Szokująca sytuacja miała miejsce w miniony poniedziałek, 5 lutego. Do apteki na terenie Kozienic wpadł zamaskowany mężczyzna z siekierą, który grożąc aptekarce, żądał wydania pieniędzy. Kobieta w obawie o swoje życie wydała przestępcy pieniądze. Gdy był zajęty zabieraniem gotówki, kobieta wykorzystała moment jego nieuwagi i wybiegła z apteki, wzywając po drodze pomoc. Mężczyzna czmychnął z miejsca zdarzenia tylnym wyjściem.
Kozieniccy policjanci natychmiast ruszyli na poszukiwania sprawcy napadu na aptekę. - Do działań został skierowany pies tropiący z KMP w Radomiu, który odnalazł porzuconą w lesie odzież oraz narzędzia, które mogły posłużyć sprawcy przy dokonywaniu rozboju. Już w niemal cztery godziny od zdarzenia policjanci dzięki swoim ustaleniom zatrzymali podejrzanego o ten czyn mężczyznę, który ukrywał się w piwnicy jednego z bloków na terenie Kozienic. Funkcjonariusze odzyskali także skradzione mienie - przekazała podkom. Ilona Tarczyńska z kozienickiej policji.

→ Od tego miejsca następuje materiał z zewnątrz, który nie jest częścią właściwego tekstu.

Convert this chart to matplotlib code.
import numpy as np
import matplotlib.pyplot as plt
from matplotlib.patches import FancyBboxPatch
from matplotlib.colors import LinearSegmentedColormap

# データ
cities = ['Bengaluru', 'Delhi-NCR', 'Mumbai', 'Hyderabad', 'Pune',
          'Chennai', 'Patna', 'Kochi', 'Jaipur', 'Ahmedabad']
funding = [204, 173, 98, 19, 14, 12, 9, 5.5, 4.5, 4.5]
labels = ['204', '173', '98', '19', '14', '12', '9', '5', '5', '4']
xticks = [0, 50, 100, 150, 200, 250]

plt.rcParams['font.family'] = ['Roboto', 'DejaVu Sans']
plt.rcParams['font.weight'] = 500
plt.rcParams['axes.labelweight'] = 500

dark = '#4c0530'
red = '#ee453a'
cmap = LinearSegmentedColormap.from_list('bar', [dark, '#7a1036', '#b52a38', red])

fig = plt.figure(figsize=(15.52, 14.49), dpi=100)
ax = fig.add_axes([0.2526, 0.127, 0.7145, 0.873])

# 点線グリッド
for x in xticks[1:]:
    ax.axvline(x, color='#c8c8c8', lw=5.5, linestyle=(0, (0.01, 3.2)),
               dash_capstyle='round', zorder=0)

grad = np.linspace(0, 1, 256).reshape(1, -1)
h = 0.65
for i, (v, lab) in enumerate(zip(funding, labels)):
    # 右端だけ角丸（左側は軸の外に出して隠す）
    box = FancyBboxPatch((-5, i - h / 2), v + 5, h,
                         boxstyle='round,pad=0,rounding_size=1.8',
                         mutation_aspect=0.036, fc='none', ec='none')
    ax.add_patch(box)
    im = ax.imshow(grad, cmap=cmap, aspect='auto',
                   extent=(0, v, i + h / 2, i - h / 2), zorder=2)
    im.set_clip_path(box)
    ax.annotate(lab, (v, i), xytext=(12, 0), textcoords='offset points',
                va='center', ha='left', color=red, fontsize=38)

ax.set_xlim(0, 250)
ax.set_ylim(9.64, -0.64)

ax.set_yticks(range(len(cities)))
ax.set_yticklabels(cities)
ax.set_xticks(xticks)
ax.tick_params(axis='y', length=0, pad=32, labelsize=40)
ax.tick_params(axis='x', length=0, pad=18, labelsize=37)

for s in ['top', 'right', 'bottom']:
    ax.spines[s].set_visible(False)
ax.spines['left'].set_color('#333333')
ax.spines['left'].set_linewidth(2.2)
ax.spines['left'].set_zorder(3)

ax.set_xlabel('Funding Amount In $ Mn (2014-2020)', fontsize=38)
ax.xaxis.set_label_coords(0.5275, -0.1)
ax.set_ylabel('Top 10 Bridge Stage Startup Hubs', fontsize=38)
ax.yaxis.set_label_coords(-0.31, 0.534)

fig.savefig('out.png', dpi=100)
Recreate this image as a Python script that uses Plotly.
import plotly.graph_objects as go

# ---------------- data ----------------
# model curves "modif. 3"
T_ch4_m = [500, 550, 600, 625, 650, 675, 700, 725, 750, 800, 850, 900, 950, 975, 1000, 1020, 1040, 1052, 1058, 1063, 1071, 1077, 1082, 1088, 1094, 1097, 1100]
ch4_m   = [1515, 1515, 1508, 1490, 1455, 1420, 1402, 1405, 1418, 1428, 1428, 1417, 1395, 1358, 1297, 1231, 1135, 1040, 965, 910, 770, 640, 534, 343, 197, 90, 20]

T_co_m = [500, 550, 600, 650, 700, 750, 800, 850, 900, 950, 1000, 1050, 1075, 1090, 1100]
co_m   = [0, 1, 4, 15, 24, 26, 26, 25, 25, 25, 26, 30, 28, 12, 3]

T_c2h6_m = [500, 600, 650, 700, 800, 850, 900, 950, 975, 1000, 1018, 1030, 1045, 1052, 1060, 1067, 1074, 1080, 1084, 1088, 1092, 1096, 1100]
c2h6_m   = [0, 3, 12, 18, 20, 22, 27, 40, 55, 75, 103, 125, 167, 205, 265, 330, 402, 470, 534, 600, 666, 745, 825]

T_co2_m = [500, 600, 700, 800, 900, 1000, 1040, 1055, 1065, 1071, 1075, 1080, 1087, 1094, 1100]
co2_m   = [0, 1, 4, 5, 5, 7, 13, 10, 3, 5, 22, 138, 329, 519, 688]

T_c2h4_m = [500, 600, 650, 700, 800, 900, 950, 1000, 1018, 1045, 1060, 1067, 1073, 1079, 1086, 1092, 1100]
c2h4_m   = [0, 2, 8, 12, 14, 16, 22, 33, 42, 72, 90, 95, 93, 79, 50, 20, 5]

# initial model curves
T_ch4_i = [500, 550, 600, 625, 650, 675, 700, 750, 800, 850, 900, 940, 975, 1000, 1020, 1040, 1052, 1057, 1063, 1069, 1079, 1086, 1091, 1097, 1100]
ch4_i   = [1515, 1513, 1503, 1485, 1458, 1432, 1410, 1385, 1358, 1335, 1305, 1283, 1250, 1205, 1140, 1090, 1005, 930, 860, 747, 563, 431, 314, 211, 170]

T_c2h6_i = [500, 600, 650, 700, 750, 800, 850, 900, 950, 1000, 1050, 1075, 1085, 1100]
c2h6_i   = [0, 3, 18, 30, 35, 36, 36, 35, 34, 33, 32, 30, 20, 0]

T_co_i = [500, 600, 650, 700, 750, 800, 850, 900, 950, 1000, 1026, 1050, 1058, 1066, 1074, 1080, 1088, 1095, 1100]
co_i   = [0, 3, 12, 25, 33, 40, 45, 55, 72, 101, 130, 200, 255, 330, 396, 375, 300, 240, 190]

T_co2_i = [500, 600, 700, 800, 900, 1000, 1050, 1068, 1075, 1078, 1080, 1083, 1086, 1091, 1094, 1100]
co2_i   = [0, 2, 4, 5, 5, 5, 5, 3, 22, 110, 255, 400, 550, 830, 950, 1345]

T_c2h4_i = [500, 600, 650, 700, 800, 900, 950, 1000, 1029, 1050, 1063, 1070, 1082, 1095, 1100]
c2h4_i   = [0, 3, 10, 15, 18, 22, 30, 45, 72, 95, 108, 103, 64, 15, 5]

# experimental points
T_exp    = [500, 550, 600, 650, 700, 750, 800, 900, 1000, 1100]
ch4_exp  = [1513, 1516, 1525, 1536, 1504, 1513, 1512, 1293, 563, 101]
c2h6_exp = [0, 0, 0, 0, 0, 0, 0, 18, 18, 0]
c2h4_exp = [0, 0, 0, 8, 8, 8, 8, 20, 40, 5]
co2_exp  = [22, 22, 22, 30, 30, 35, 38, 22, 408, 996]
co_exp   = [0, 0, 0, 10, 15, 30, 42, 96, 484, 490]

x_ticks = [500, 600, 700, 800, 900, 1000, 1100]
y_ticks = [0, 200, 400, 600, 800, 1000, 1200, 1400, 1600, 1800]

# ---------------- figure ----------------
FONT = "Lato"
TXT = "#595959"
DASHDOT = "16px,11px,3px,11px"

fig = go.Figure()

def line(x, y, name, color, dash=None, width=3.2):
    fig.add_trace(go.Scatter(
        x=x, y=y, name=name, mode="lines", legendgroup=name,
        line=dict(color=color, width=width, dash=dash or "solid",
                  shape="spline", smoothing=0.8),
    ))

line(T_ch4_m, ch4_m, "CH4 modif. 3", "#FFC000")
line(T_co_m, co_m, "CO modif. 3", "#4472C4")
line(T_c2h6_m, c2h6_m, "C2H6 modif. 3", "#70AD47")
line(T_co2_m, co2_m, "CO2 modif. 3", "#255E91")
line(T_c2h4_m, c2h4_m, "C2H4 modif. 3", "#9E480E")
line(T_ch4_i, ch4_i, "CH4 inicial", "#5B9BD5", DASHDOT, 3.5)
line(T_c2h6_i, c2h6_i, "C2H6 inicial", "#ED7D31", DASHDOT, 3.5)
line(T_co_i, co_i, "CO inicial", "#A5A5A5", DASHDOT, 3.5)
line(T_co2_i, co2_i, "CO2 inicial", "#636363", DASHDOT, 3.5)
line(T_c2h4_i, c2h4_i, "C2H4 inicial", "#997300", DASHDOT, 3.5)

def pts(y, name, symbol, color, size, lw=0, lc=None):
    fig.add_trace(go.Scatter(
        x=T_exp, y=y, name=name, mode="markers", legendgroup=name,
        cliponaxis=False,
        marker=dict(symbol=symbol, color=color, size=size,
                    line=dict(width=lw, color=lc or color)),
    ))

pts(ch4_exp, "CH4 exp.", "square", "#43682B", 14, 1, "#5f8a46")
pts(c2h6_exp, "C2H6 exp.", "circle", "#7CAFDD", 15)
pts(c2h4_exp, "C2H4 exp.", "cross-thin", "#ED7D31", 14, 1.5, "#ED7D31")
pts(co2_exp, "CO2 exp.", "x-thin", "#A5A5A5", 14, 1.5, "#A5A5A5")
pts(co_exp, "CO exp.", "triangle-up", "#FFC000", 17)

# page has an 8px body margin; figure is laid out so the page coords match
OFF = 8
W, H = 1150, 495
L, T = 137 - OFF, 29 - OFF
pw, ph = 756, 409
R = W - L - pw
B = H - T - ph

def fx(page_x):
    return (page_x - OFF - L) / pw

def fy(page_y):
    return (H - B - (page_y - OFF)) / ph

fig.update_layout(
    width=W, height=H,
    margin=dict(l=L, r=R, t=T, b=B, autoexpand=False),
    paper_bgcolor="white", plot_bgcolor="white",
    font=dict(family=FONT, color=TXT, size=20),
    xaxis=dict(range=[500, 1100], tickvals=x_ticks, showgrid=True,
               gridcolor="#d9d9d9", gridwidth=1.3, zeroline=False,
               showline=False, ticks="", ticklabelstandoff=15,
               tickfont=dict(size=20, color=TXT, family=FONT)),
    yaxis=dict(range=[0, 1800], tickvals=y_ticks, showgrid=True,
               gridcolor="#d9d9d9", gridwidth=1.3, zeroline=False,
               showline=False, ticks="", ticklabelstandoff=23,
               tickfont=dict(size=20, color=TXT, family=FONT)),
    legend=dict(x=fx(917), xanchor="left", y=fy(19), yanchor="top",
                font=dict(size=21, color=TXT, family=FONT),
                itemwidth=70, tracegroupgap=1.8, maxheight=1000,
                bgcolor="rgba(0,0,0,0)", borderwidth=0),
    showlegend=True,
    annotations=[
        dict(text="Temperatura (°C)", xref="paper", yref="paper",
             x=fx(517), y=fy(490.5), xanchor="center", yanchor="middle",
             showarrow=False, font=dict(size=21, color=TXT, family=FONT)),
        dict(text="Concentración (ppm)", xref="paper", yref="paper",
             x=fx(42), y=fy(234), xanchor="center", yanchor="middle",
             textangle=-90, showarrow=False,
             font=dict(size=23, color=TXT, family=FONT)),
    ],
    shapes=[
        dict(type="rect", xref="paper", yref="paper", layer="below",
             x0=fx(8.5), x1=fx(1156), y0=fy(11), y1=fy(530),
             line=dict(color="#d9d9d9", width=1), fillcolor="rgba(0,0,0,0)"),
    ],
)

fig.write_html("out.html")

Jeszcze tego samego dnia 42-latek trafił do policyjnego aresztu. W czwartek (8 lutego) Sąd Rejonowy w Kozienicach na wniosek policji i prokuratury Rejonowej w Kozienicach zastosował wobec mężczyzny środek zapobiegawczy w postaci tymczasowego aresztowania na okres trzech miesięcy. 42-latkowi grozi nawet do 20 lat więzienia.